When the Knicks signed Julius Randle in 2019, he was largely seen as a consolation prize. They missed out on the superstars they intended to pursue, Kevin Durant and Kyrie Irving, and pounced on Randle as the best available alternative. If they had seen what was coming, they likely would have given him more than two guaranteed years on his contract.

Randle, coming off of disappointing tenures with the Los Angeles Lakers and New Orleans Pelicans, joined the Knicks and underwhelmed in his first year in New York as well. But this season, he has evolved into one of the NBA's best overall players, earning his first All-Star team selection and becoming the favorite to win Most Improved Player by averaging 24 points, 10.3 rebounds and 5.9 assists per game this season -- all career-highs. 

Randle has been so successful with the Knicks that he's beginning to imagine a future in New York. He hopes it's a long one. "I love playing in New York," Randle said on the Victory Podcast. "I want to retire as a New York Knick."

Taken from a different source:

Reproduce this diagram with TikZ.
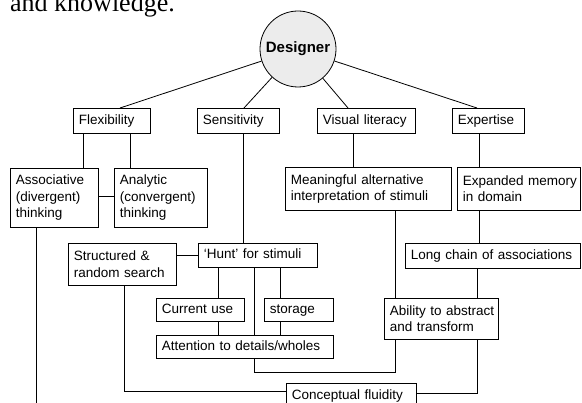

Historically speaking, the Knicks don't have a great track record of letting their legends retire in New York. Willis Reed is the only true team legend to spend his entire career with the Knicks. Walt Frazier retired in Cleveland, Bernard King retired in New Jersey, Patrick Ewing retired in Orlando and Carmelo Anthony has played for three teams since leaving the Knicks. 

But if Randle wants a future in New York, the Knicks would certainly accommodate. This offseason, he will be eligible for an extension that guarantees him more than $106 million in New York. If he signs it, he will be under contract through the 2025-26 season, but doing so might mean leaving money on the table. If Randle reaches unrestricted free agency in 2022, he would be eligible for as much as $201.5 million over five years, assuming cap projections hold. 

If Randle wants to remain in New York badly enough, he'll take the extension this offseason and the security that comes with it. If he doesn't, he'll still have the opportunity to re-sign in 2022, but a lot can change between now and then. Just ask those retired legends who didn't get to finish their careers in New York. Randle could get hurt. His performance, or the team overall, could decline. He could be recruited onto a potential superteam. The longer Randle goes without re-signing in New York, the more doubt can creep in about his future.

An extension would squash that doubt, and put the Knicks on the path towards sustained winning for the first time this century. If Randle could give the Knicks that, they'd be crazy not to make sure he retires in New York.